Despite being hindered left, right and center, Cameron still walked away with some positives from the experience. Henriksen was so impressed with the aspiring filmmaker’s work ethic (“Jim is so tenacious, he was up in his room making rubber fishes because we didn’t have enough”) he gladly agreed to add some gravitas to his true calling card The Terminator and follow-up Aliens. The animatronics for the facehuggers built upon the mechanisms that helped the piranhas fly, albeit entirely unconvincingly, while the T-800 was conceived via a stress dream in the aftermath of his firing.
There’s little in the actual film, though, which suggests Cameron would become one of the most bankable Hollywood directors of all time. With acting that would embarrass your local amateur dramatic society, pointless non-sequiturs (prepare for the thrill-a-minute scene in which a hotel guest stacks boxes of food), and the incredibly fake-looking fish blatantly puppeteered by wires and sticks, Piranha II: The Spawning is every bit as terrible as its reputation precedes it.
The preposterous tone is set almost immediately. Concerned about the comfort levels of their boat, a couple of horny scuba divers decide an abandoned underwater ship is the perfect place to rip off each other’s wetsuits: in an astonishing feat of human endurance, they also kiss, lick and fondle each other without any breathing apparatus for a good few minutes before they’re rudely interrupted by a swarming pack of flesh-eating piranhas.
It’s another half-hour before we discover those pesky critters can not only survive on dry land but launch themselves into the air, too. Before that, though, Piranha II continues to play like a farce. One lusty vacationer tries to ensnare a dentist by pretending to drown in three feet of seawater. Two female friends who spend most of the film without any clothes on tease a stuttering kitchen porter to get some free food. Even the apparent voice of reason, Tricia O’Neil’s scuba instructor Anne, can’t stop herself from jumping into bed with persistent love interest Tyler (Steve Marachuk) just moments after the pair have snuck into a morgue.

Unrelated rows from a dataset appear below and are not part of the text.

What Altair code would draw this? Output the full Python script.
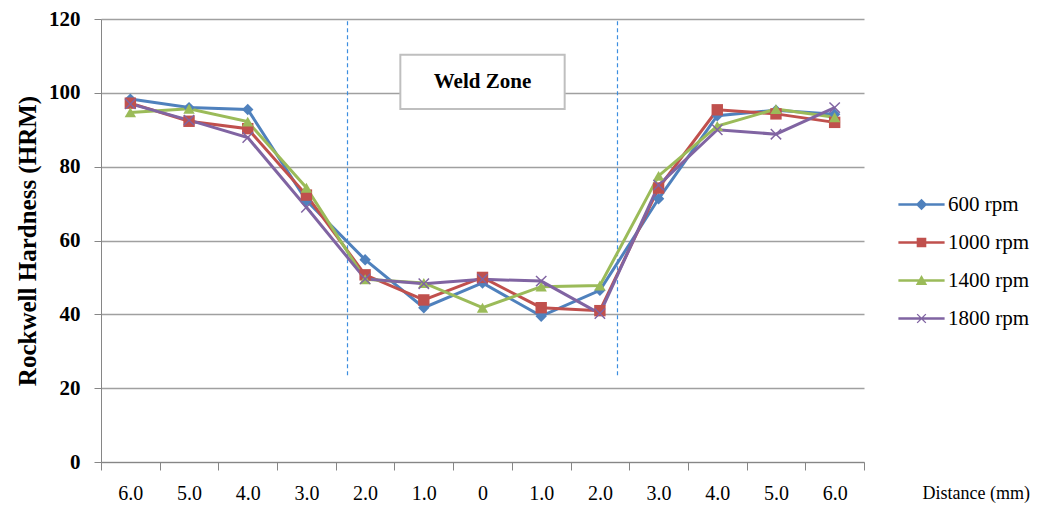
import json
import altair as alt
import pandas as pd

# ---------------- data ----------------
series = ["600 rpm", "1000 rpm", "1400 rpm", "1800 rpm"]
positions = list(range(13))
tick_labels = ["6.0", "5.0", "4.0", "3.0", "2.0", "1.0", "0", "1.0", "2.0", "3.0", "4.0", "5.0", "6.0"]

hrm_600 = [98.3, 96.0, 95.5, 70.8, 54.8, 41.8, 48.5, 39.5, 46.5, 71.3, 93.8, 95.3, 94.2]
hrm_1000 = [97.2, 92.3, 90.3, 72.3, 50.7, 43.9, 50.0, 41.8, 41.0, 74.2, 95.4, 94.3, 92.0]
hrm_1400 = [94.7, 95.7, 92.2, 74.3, 49.5, 48.5, 41.8, 47.5, 47.8, 77.5, 91.0, 95.6, 93.4]
hrm_1800 = [97.0, 92.6, 87.9, 69.0, 49.6, 48.3, 49.5, 49.0, 40.2, 75.0, 90.0, 88.8, 96.0]

colors = ["#4F81BD", "#C0504D", "#9BBB59", "#8064A2"]

# weld zone annotation (data coordinates)
weld_bounds = [3.7, 8.3]
weld_rule_y = [23.5, 120]
weld_box = {"x": 4.6, "x2": 7.4, "y": 95.6, "y2": 110.3}
weld_text = {"x": 6.0, "y": 103.0, "label": "Weld Zone"}

rows = []
for name, vals in zip(series, [hrm_600, hrm_1000, hrm_1400, hrm_1800]):
    for p, v in zip(positions, vals):
        rows.append({"series": name, "pos": p, "value": v})
df = pd.DataFrame(rows)

FONT = "Liberation Serif"
GRAY = "#868686"

W, H = 763, 443
band = W / 13.0

tick_values = [i - 0.5 for i in range(14)]
label_expr = "(" + json.dumps(tick_labels) + ")[datum.value + 0.5] || ''"

x_enc = alt.X(
    "pos:Q",
    scale=alt.Scale(domain=[-0.5, 12.5], nice=False, zero=False),
    axis=alt.Axis(
        values=tick_values,
        labelExpr=label_expr,
        labelOffset=band / 2,
        labelFont=FONT,
        labelFontSize=20,
        labelColor="black",
        labelPadding=13,
        tickSize=8,
        tickColor=GRAY,
        domainColor=GRAY,
        grid=False,
        title="Distance (mm)",
        titleFont=FONT,
        titleFontSize=18,
        titleFontWeight="normal",
        titleColor="black",
        titleX=821,
        titleY=31,
        titleAlign="left",
        titleBaseline="middle",
        labelFlush=False,
        labelOverlap=False,
    ),
)

y_enc = alt.Y(
    "value:Q",
    scale=alt.Scale(domain=[0, 120], nice=False),
    axis=alt.Axis(
        values=[0, 20, 40, 60, 80, 100, 120],
        labelFont=FONT,
        labelFontSize=21,
        labelFontWeight="bold",
        labelColor="black",
        labelPadding=14,
        tickSize=7,
        tickColor=GRAY,
        domainColor=GRAY,
        gridColor="#A0A0A0",
        gridWidth=1.5,
        title="Rockwell Hardness (HRM)",
        titleFont=FONT,
        titleFontSize=25,
        titleFontWeight="bold",
        titleColor="black",
        titleAngle=270,
        titleX=-74,
        titleY=H / 2,
        titleAlign="center",
        titleBaseline="middle",
    ),
)

plot_shapes = [
    "diamond",
    "square",
    "triangle-up",
    "M-1,-0.82L-0.82,-1L0,-0.18L0.82,-1L1,-0.82L0.18,0L1,0.82L0.82,1L0,0.18L-0.82,1L-1,0.82L-0.18,0Z",
]
line_part = "M-3.85,-0.22L3.85,-0.22L3.85,0.22L-3.85,0.22Z"
legend_shapes = [
    line_part + "M0,-0.95L0.95,0L0,0.95L-0.95,0Z",
    line_part + "M-0.8,-0.8L0.8,-0.8L0.8,0.8L-0.8,0.8Z",
    line_part + "M0,-0.9L0.95,0.75L-0.95,0.75Z",
    line_part + "M-0.8,-0.65L-0.65,-0.8L0,-0.15L0.65,-0.8L0.8,-0.65L0.15,0L0.8,0.65L0.65,0.8L0,0.15L-0.65,0.8L-0.8,0.65L-0.15,0Z",
]

def cscale():
    return alt.Scale(domain=series, range=colors)

base = alt.Chart(df)

lines = base.mark_line(strokeWidth=3).encode(
    x=x_enc, y=y_enc,
    color=alt.Color("series:N", scale=cscale(), legend=None),
)

points = base.mark_point(filled=True, size=130, opacity=1).encode(
    x=x_enc, y=y_enc,
    color=alt.Color("series:N", scale=cscale(), legend=None),
    shape=alt.Shape("series:N", scale=alt.Scale(domain=series, range=plot_shapes), legend=None),
)

leg = alt.Legend(title=None, orient="none", legendX=810, legendY=175, padding=0)
legend_layer = base.mark_point(filled=True, opacity=1).encode(
    x=x_enc, y=y_enc,
    color=alt.Color("series:N", scale=cscale(), legend=leg),
    shape=alt.Shape("series:N", scale=alt.Scale(domain=series, range=legend_shapes), legend=leg),
).transform_filter("false")

rules_df = pd.DataFrame({"x": weld_bounds, "y": [weld_rule_y[0]] * 2, "y2": [weld_rule_y[1]] * 2})
rules = alt.Chart(rules_df).mark_rule(color="#3D8EE0", strokeWidth=1.2, strokeDash=[4, 3]).encode(
    x=alt.X("x:Q"), y=alt.Y("y:Q"), y2="y2:Q"
)

box_df = pd.DataFrame([weld_box])
box = alt.Chart(box_df).mark_rect(fill="white", stroke="#BFBFBF", strokeWidth=2).encode(
    x="x:Q", x2="x2:Q", y="y:Q", y2="y2:Q"
)

text_df = pd.DataFrame([weld_text])
text = alt.Chart(text_df).mark_text(
    font=FONT, fontSize=21, fontWeight="bold", color="black", baseline="middle", align="center"
).encode(x="x:Q", y="y:Q", text="label:N")

chart = (
    alt.layer(rules, box, text, lines, points, legend_layer)
    .resolve_scale(color="independent", shape="independent")
    .properties(
        width=W,
        height=H,
        autosize=alt.AutoSizeParams(type="none"),
        padding={"left": 93, "top": 11, "right": 174, "bottom": 42},
    )
    .configure_view(strokeWidth=0)
    .configure_legend(
        labelFont=FONT,
        labelFontSize=21,
        labelColor="black",
        symbolSize=144,
        labelOffset=16,
        rowPadding=16,
    )
)

chart.save("out.html", embed_options={"renderer": "svg", "actions": False})
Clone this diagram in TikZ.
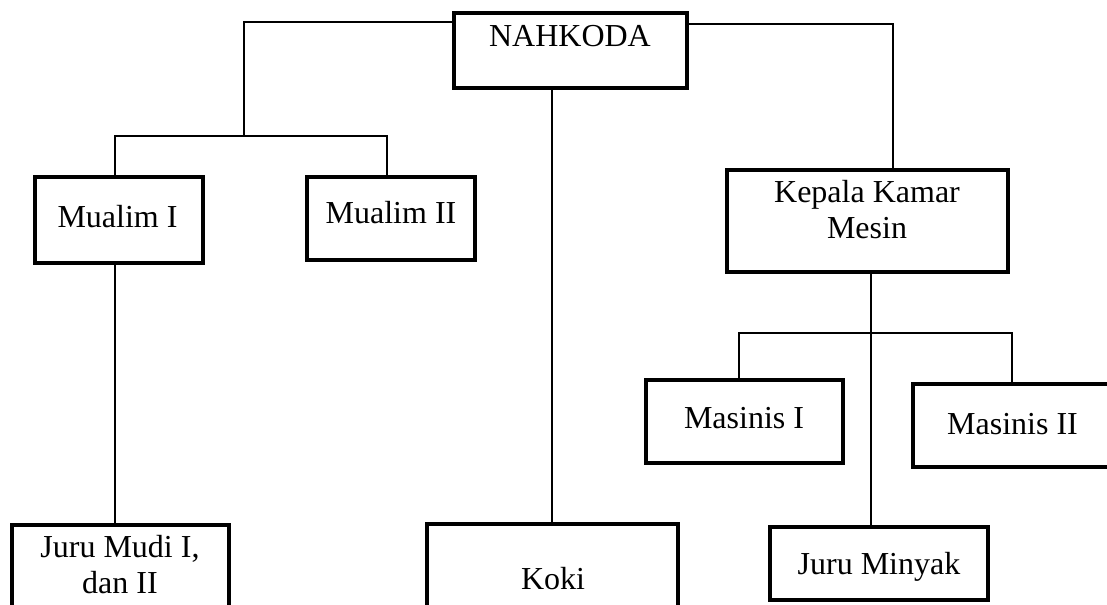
\documentclass[tikz,border=0pt]{standalone}
\usepackage{fontspec}
\setmainfont{Liberation Serif}
\begin{document}
\begin{tikzpicture}[x=0.75pt,y=-0.75pt,
  boxst/.style={draw, line width=2.4pt, rectangle, anchor=north west, inner sep=0pt, outer sep=0pt},
  txt/.style={anchor=base, inner sep=0pt, font=\fontsize{24}{26.5}\selectfont, align=center},
  conn/.style={line width=1.9pt},
  thin/.style={line width=1.1pt}]
\useasboundingbox (0,0) rectangle (1107,604);
% boxes
\node[boxst, minimum width=174.75pt, minimum height=56.25pt] (nah) at (454,13) {};
\node[boxst, minimum width=126pt, minimum height=64.5pt] (m1) at (35,177) {};
\node[boxst, minimum width=126pt, minimum height=62.25pt] (m2) at (307,177) {};
\node[boxst, minimum width=210.75pt, minimum height=76.5pt] (kkm) at (727,170) {};
\node[boxst, minimum width=147.75pt, minimum height=62.25pt] (ms1) at (646,380) {};
\node[boxst, minimum width=148.5pt, minimum height=62.25pt] (ms2) at (913,384) {};
\node[boxst, minimum width=162.75pt, minimum height=86.25pt] (jmd) at (12,525) {};
\node[boxst, minimum width=188.25pt, minimum height=87pt] (koki) at (427,524) {};
\node[boxst, minimum width=163.5pt, minimum height=54.75pt] (jmy) at (770,527) {};
% texts
\node[txt] (tnah) at (570,46) {NAHKODA};
\node[txt] (tm1) at (117.5,227) {Mualim I};
\node[txt] (tm2) at (391,223) {Mualim II};
\node[txt] (tkkm) at (867,238) {Kepala Kamar\\Mesin};
\node[txt] (tms1) at (744,428) {Masinis I};
\node[txt] (tms2) at (1012.5,434) {Masinis II};
\node[txt] (tjmd) at (120,593) {Juru Mudi I,\\dan II};
\node[txt] (tkoki) at (553,589) {Koki};
\node[txt] (tjmy) at (879,574) {Juru Minyak};
% junctions
\coordinate (jl) at (244,136);
\coordinate (jr) at (871,333);
% connectors
\draw[conn] (nah.north west) ++(0,9) -| (jl);
\draw[conn] (m1.north -| 115,0) |- (jl) -- (387,136) -- (m2.north -| 387,0);
\draw[conn] (nah.north east) ++(0,11) -| (kkm.north -| 893,0);
\draw[thin] (nah.south -| 552,0) -- (koki.north -| 552,0);
\draw[conn] (m1.south -| 115,0) -- (jmd.north -| 115,0);
\draw[conn] (kkm.south -| 871,0) -- (jmy.north -| 871,0);
\draw[conn] (ms1.north -| 739,0) |- (jr) -| (ms2.north -| 1012,0);
\end{tikzpicture}
\end{document}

Tyler initially appears to be harmless, save for his problematic attempt at a Jamaican accent and banal chat-up lines (“do you come here often?”). Turns out, however, it’s his fault the fictional Hotel Elysium is about to come under attack from a plague of flying, teeth-sinking rubber fish. Tyler’s biochemistry team created the specimen as a form of weaponry but clumsily also managed to lose a cylinder of them somewhere off the Caribbean Sea. Admittedly, he partly redeems himself by helping Anne carry out the most logical next step — blow them all to smithereens — losing his life in the process after getting trapped in their new habitat. Thankfully, by this point, half the resort has already been massacred.
Cameron, or Assonitis, or whoever was in charge at the time occasionally stumbles upon something deliberately entertaining. There’s fun to be had watching a mob of hungry partygoers chant “We want fish” only to get bombarded by a parade of pimped-up piranhas. Steve Powder’s impressive ominous score also deserves to be heard over a film that induces scares rather than unintentional laughs. Yet such slithers of competency are few and far between.
After years of pretending Piranha II: The Spawning didn’t exist, Cameron finally accepted his share of the blame in a 2010 interview with 60 Minutes’ Morley Safer. “The best flying piranha film ever made” was his description with tongue firmly placed in cheek. A low bar that it only just clears by the skin of its rubbery joke shop teeth.